Transcribe all the entries word for word, omitting any pictures they contain.

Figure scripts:
+++
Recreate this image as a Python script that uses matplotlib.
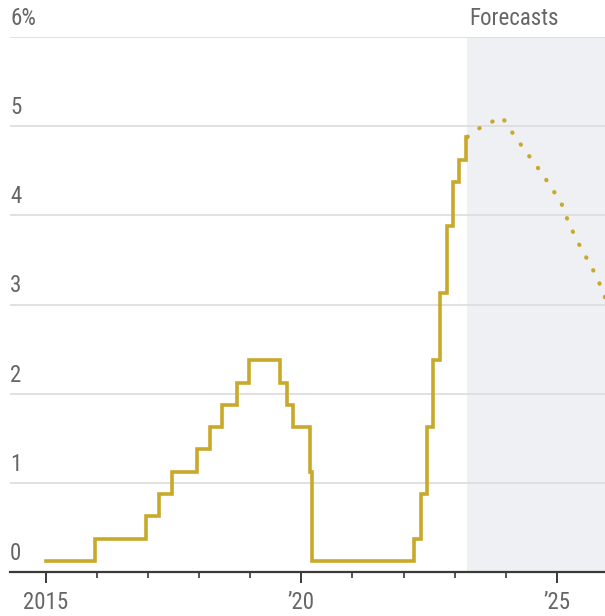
import matplotlib
matplotlib.use("Agg")
import matplotlib.pyplot as plt
from matplotlib import font_manager

# pick a narrow face if the box has one
names = {f.name for f in font_manager.fontManager.ttflist}
family = "DejaVu Sans"
for cand in ["Liberation Sans Narrow", "Roboto Condensed", "Open Sans Condensed", "DejaVu Sans Condensed"]:
    if cand in names:
        family = cand
        break
plt.rcParams["font.family"] = [family, "DejaVu Sans"]

# fed funds target (midpoint), decimal years
rate_dates = [2015.0, 2015.96, 2016.96, 2017.21, 2017.46, 2017.96, 2018.22, 2018.45,
              2018.74, 2018.97, 2019.58, 2019.72, 2019.83, 2020.17, 2020.21, 2022.21,
              2022.34, 2022.46, 2022.57, 2022.72, 2022.84, 2022.96, 2023.09, 2023.22,
              2023.25]
rate_values = [0.125, 0.375, 0.625, 0.875, 1.125, 1.375, 1.625, 1.875,
               2.125, 2.375, 2.125, 1.875, 1.625, 1.125, 0.125, 0.375,
               0.875, 1.625, 2.375, 3.125, 3.875, 4.375, 4.625, 4.875,
               4.875]

# forecast path
fc_dates = [2023.25, 2023.40, 2023.65, 2023.93, 2024.16, 2024.41, 2024.63, 2024.86,
            2025.09, 2025.22, 2025.39, 2025.58, 2025.78, 2025.94]
fc_values = [4.88, 4.95, 5.03, 5.10, 4.90, 4.70, 4.53, 4.34,
             4.13, 3.93, 3.72, 3.52, 3.31, 3.08]

forecast_start = 2023.25
y_ticks = [0, 1, 2, 3, 4, 5, 6]
y_labels = ["0", "1", "2", "3", "4", "5", "6%"]
x_major = [2015, 2020, 2025]
x_labels = ["2015", "\u201920", "\u201925"]
x_minor = list(range(2016, 2025))

gold = "#c8a92a"
grey_text = "#666666"

fig = plt.figure(figsize=(6.05, 6.16), dpi=100)
ax = fig.add_axes([10 / 605, 44 / 616, 595 / 605, 535 / 616])
ax.set_xlim(2014.3, 2025.94)
ax.set_ylim(0, 6)

ax.axvspan(forecast_start, 2025.94, ymin=0, ymax=1, color="#eef0f3", zorder=0, lw=0)
for v in y_ticks[1:]:
    ax.axhline(v, color="#dedede", lw=1.3, zorder=1)

ax.plot(rate_dates, rate_values, drawstyle="steps-post", color=gold, lw=2.6,
        solid_joinstyle="miter", zorder=3, clip_on=False)
ax.plot(fc_dates, fc_values, color=gold, lw=3.0, linestyle=(0, (0.1, 3.4)),
        dash_capstyle="round", zorder=3, clip_on=False)

for spine in ["top", "right", "left"]:
    ax.spines[spine].set_visible(False)
ax.spines["bottom"].set_color("#3a3a3a")
ax.spines["bottom"].set_linewidth(1.6)
ax.spines["bottom"].set_zorder(4)

ax.set_xticks(x_major)
ax.set_xticklabels(x_labels)
ax.set_xticks(x_minor, minor=True)
ax.tick_params(axis="x", which="major", length=8, width=1.4, color="#3a3a3a",
               labelsize=16.5, labelcolor=grey_text, pad=6)
ax.tick_params(axis="x", which="minor", length=4, width=1.2, color="#3a3a3a")

ax.set_yticks([])
for v, lab in zip(y_ticks, y_labels):
    ax.text(0.0, v + 0.08, lab, transform=ax.get_yaxis_transform(),
            ha="left", va="bottom", fontsize=16.5, color=grey_text)

ax.text(forecast_start + 0.03, 6.08, "Forecasts", ha="left", va="bottom",
        fontsize=16.5, color=grey_text)

fig.savefig("out.png", dpi=100)
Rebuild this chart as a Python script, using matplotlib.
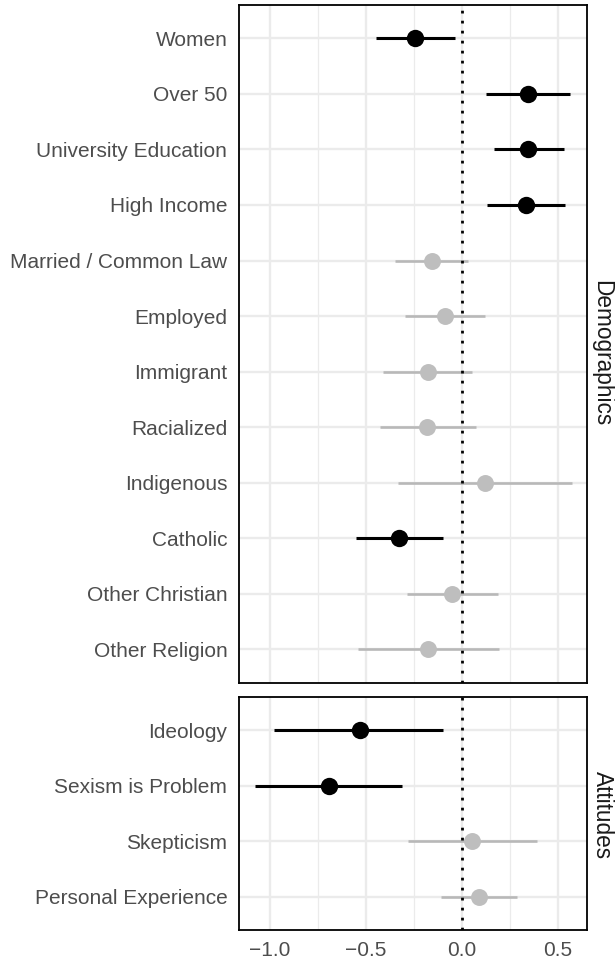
import matplotlib
matplotlib.use("Agg")
import matplotlib.pyplot as plt

plt.rcParams['font.family'] = ['Liberation Sans', 'DejaVu Sans']

# Demographic predictors: estimate with lower / upper interval bounds
demo_labels = ["Women", "Over 50", "University Education", "High Income",
               "Married / Common Law", "Employed", "Immigrant", "Racialized",
               "Indigenous", "Catholic", "Other Christian", "Other Religion"]
demo_est = [-0.241, 0.344, 0.347, 0.333, -0.156, -0.087, -0.177, -0.179,
            0.120, -0.326, -0.050, -0.175]
demo_lo = [-0.448, 0.125, 0.168, 0.132, -0.347, -0.293, -0.408, -0.425,
           -0.333, -0.549, -0.285, -0.540]
demo_hi = [-0.033, 0.566, 0.531, 0.536, 0.033, 0.123, 0.056, 0.075,
           0.575, -0.097, 0.189, 0.193]

# Attitudinal predictors
att_labels = ["Ideology", "Sexism is Problem", "Skepticism", "Personal Experience"]
att_est = [-0.530, -0.693, 0.056, 0.092]
att_lo = [-0.976, -1.078, -0.280, -0.109]
att_hi = [-0.097, -0.309, 0.392, 0.288]

x_ticks = [-1.0, -0.5, 0.0, 0.5]
x_minor = [-0.75, -0.25, 0.25]
x_tick_labels = ["\u22121.0", "\u22120.5", "0.0", "0.5"]

W, H = 615, 963
fig = plt.figure(figsize=(W / 100, H / 100), dpi=100)

left = 239.3 / W
width = (586.7 - 239.3) / W
ax_top = fig.add_axes([left, 1 - 682.7 / H, width, (682.7 - 5) / H])
ax_bot = fig.add_axes([left, 1 - 930 / H, width, (930 - 696.7) / H])

GRID = "#EBEBEB"
TEXT = "#4D4D4D"


def draw_panel(ax, labels, est, lo, hi, strip, strip_y, show_x):
    n = len(labels)
    ys = list(range(n - 1, -1, -1))
    for y, e, l, h in zip(ys, est, lo, hi):
        significant = (l > 0) or (h < 0)
        if significant:
            ax.plot([l, h], [y, y], color="black", lw=2.2, zorder=2,
                    solid_capstyle="butt")
            ax.plot(e, y, "o", ms=12.5, color="black", mec="none", zorder=4)
        else:
            ax.plot([l, h], [y, y], color="#B8B8B8", lw=1.9, zorder=2,
                    solid_capstyle="butt")
            ax.plot(e, y, "o", ms=12.2, color="#BEBEBE", mec="none", zorder=4)
    ax.axvline(0, color="black", lw=2.0, linestyle=(0, (1.0, 2.6)), zorder=3)

    ax.set_xlim(-1.158, 0.651)
    ax.set_ylim(-0.6, n - 1 + 0.6)
    ax.set_yticks(ys)
    ax.set_yticklabels(labels)
    ax.set_xticks(x_ticks)
    ax.set_xticks(x_minor, minor=True)
    if show_x:
        ax.set_xticklabels(x_tick_labels)
    else:
        ax.set_xticklabels([])
    ax.set_axisbelow(True)
    ax.grid(which="major", axis="both", color=GRID, lw=1.7)
    ax.grid(which="minor", axis="x", color=GRID, lw=0.9)
    ax.tick_params(which="both", length=0)
    ax.tick_params(axis="y", pad=8.6, labelsize=15, labelcolor=TEXT)
    ax.tick_params(axis="x", pad=7.6, labelsize=15, labelcolor=TEXT)
    for s in ax.spines.values():
        s.set_linewidth(1.3)
        s.set_color("black")

    # facet strip label on the right
    fig.text(602 / W, 1 - strip_y / H, strip, rotation=-90,
             ha="center", va="center", fontsize=16.3, color="#1A1A1A")


draw_panel(ax_top, demo_labels, demo_est, demo_lo, demo_hi, "Demographics", 353, False)
draw_panel(ax_bot, att_labels, att_est, att_lo, att_hi, "Attitudes", 815, True)

fig.savefig("out.png", dpi=100, facecolor="white")
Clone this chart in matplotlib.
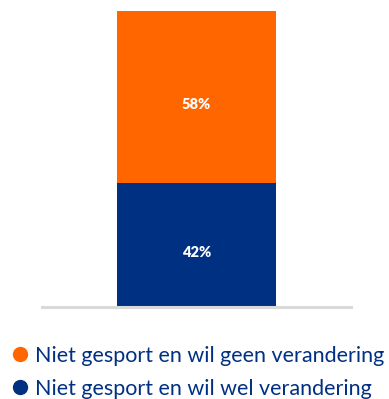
+++
- **Expected answer**:
Recreate this image as a Python script that uses matplotlib.
import matplotlib
matplotlib.use("Agg")
import matplotlib.pyplot as plt
from matplotlib import font_manager

# pick a narrow face if the box has one
names = {f.name for f in font_manager.fontManager.ttflist}
family = "DejaVu Sans"
for cand in ["Liberation Sans Narrow", "Roboto Condensed", "Open Sans Condensed", "DejaVu Sans Condensed"]:
    if cand in names:
        family = cand
        break
plt.rcParams["font.family"] = [family, "DejaVu Sans"]

# fed funds target (midpoint), decimal years
rate_dates = [2015.0, 2015.96, 2016.96, 2017.21, 2017.46, 2017.96, 2018.22, 2018.45,
              2018.74, 2018.97, 2019.58, 2019.72, 2019.83, 2020.17, 2020.21, 2022.21,
              2022.34, 2022.46, 2022.57, 2022.72, 2022.84, 2022.96, 2023.09, 2023.22,
              2023.25]
rate_values = [0.125, 0.375, 0.625, 0.875, 1.125, 1.375, 1.625, 1.875,
               2.125, 2.375, 2.125, 1.875, 1.625, 1.125, 0.125, 0.375,
               0.875, 1.625, 2.375, 3.125, 3.875, 4.375, 4.625, 4.875,
               4.875]

# forecast path
fc_dates = [2023.25, 2023.40, 2023.65, 2023.93, 2024.16, 2024.41, 2024.63, 2024.86,
            2025.09, 2025.22, 2025.39, 2025.58, 2025.78, 2025.94]
fc_values = [4.88, 4.95, 5.03, 5.10, 4.90, 4.70, 4.53, 4.34,
             4.13, 3.93, 3.72, 3.52, 3.31, 3.08]

forecast_start = 2023.25
y_ticks = [0, 1, 2, 3, 4, 5, 6]
y_labels = ["0", "1", "2", "3", "4", "5", "6%"]
x_major = [2015, 2020, 2025]
x_labels = ["2015", "\u201920", "\u201925"]
x_minor = list(range(2016, 2025))

gold = "#c8a92a"
grey_text = "#666666"

fig = plt.figure(figsize=(6.05, 6.16), dpi=100)
ax = fig.add_axes([10 / 605, 44 / 616, 595 / 605, 535 / 616])
ax.set_xlim(2014.3, 2025.94)
ax.set_ylim(0, 6)

ax.axvspan(forecast_start, 2025.94, ymin=0, ymax=1, color="#eef0f3", zorder=0, lw=0)
for v in y_ticks[1:]:
    ax.axhline(v, color="#dedede", lw=1.3, zorder=1)

ax.plot(rate_dates, rate_values, drawstyle="steps-post", color=gold, lw=2.6,
        solid_joinstyle="miter", zorder=3, clip_on=False)
ax.plot(fc_dates, fc_values, color=gold, lw=3.0, linestyle=(0, (0.1, 3.4)),
        dash_capstyle="round", zorder=3, clip_on=False)

for spine in ["top", "right", "left"]:
    ax.spines[spine].set_visible(False)
ax.spines["bottom"].set_color("#3a3a3a")
ax.spines["bottom"].set_linewidth(1.6)
ax.spines["bottom"].set_zorder(4)

ax.set_xticks(x_major)
ax.set_xticklabels(x_labels)
ax.set_xticks(x_minor, minor=True)
ax.tick_params(axis="x", which="major", length=8, width=1.4, color="#3a3a3a",
               labelsize=16.5, labelcolor=grey_text, pad=6)
ax.tick_params(axis="x", which="minor", length=4, width=1.2, color="#3a3a3a")

ax.set_yticks([])
for v, lab in zip(y_ticks, y_labels):
    ax.text(0.0, v + 0.08, lab, transform=ax.get_yaxis_transform(),
            ha="left", va="bottom", fontsize=16.5, color=grey_text)

ax.text(forecast_start + 0.03, 6.08, "Forecasts", ha="left", va="bottom",
        fontsize=16.5, color=grey_text)

fig.savefig("out.png", dpi=100)
Rebuild this chart as a Python script, using matplotlib.
import matplotlib
matplotlib.use("Agg")
import matplotlib.pyplot as plt

plt.rcParams['font.family'] = ['Liberation Sans', 'DejaVu Sans']

# Demographic predictors: estimate with lower / upper interval bounds
demo_labels = ["Women", "Over 50", "University Education", "High Income",
               "Married / Common Law", "Employed", "Immigrant", "Racialized",
               "Indigenous", "Catholic", "Other Christian", "Other Religion"]
demo_est = [-0.241, 0.344, 0.347, 0.333, -0.156, -0.087, -0.177, -0.179,
            0.120, -0.326, -0.050, -0.175]
demo_lo = [-0.448, 0.125, 0.168, 0.132, -0.347, -0.293, -0.408, -0.425,
           -0.333, -0.549, -0.285, -0.540]
demo_hi = [-0.033, 0.566, 0.531, 0.536, 0.033, 0.123, 0.056, 0.075,
           0.575, -0.097, 0.189, 0.193]

# Attitudinal predictors
att_labels = ["Ideology", "Sexism is Problem", "Skepticism", "Personal Experience"]
att_est = [-0.530, -0.693, 0.056, 0.092]
att_lo = [-0.976, -1.078, -0.280, -0.109]
att_hi = [-0.097, -0.309, 0.392, 0.288]

x_ticks = [-1.0, -0.5, 0.0, 0.5]
x_minor = [-0.75, -0.25, 0.25]
x_tick_labels = ["\u22121.0", "\u22120.5", "0.0", "0.5"]

W, H = 615, 963
fig = plt.figure(figsize=(W / 100, H / 100), dpi=100)

left = 239.3 / W
width = (586.7 - 239.3) / W
ax_top = fig.add_axes([left, 1 - 682.7 / H, width, (682.7 - 5) / H])
ax_bot = fig.add_axes([left, 1 - 930 / H, width, (930 - 696.7) / H])

GRID = "#EBEBEB"
TEXT = "#4D4D4D"


def draw_panel(ax, labels, est, lo, hi, strip, strip_y, show_x):
    n = len(labels)
    ys = list(range(n - 1, -1, -1))
    for y, e, l, h in zip(ys, est, lo, hi):
        significant = (l > 0) or (h < 0)
        if significant:
            ax.plot([l, h], [y, y], color="black", lw=2.2, zorder=2,
                    solid_capstyle="butt")
            ax.plot(e, y, "o", ms=12.5, color="black", mec="none", zorder=4)
        else:
            ax.plot([l, h], [y, y], color="#B8B8B8", lw=1.9, zorder=2,
                    solid_capstyle="butt")
            ax.plot(e, y, "o", ms=12.2, color="#BEBEBE", mec="none", zorder=4)
    ax.axvline(0, color="black", lw=2.0, linestyle=(0, (1.0, 2.6)), zorder=3)

    ax.set_xlim(-1.158, 0.651)
    ax.set_ylim(-0.6, n - 1 + 0.6)
    ax.set_yticks(ys)
    ax.set_yticklabels(labels)
    ax.set_xticks(x_ticks)
    ax.set_xticks(x_minor, minor=True)
    if show_x:
        ax.set_xticklabels(x_tick_labels)
    else:
        ax.set_xticklabels([])
    ax.set_axisbelow(True)
    ax.grid(which="major", axis="both", color=GRID, lw=1.7)
    ax.grid(which="minor", axis="x", color=GRID, lw=0.9)
    ax.tick_params(which="both", length=0)
    ax.tick_params(axis="y", pad=8.6, labelsize=15, labelcolor=TEXT)
    ax.tick_params(axis="x", pad=7.6, labelsize=15, labelcolor=TEXT)
    for s in ax.spines.values():
        s.set_linewidth(1.3)
        s.set_color("black")

    # facet strip label on the right
    fig.text(602 / W, 1 - strip_y / H, strip, rotation=-90,
             ha="center", va="center", fontsize=16.3, color="#1A1A1A")


draw_panel(ax_top, demo_labels, demo_est, demo_lo, demo_hi, "Demographics", 353, False)
draw_panel(ax_bot, att_labels, att_est, att_lo, att_hi, "Attitudes", 815, True)

fig.savefig("out.png", dpi=100, facecolor="white")
Clone this chart in matplotlib.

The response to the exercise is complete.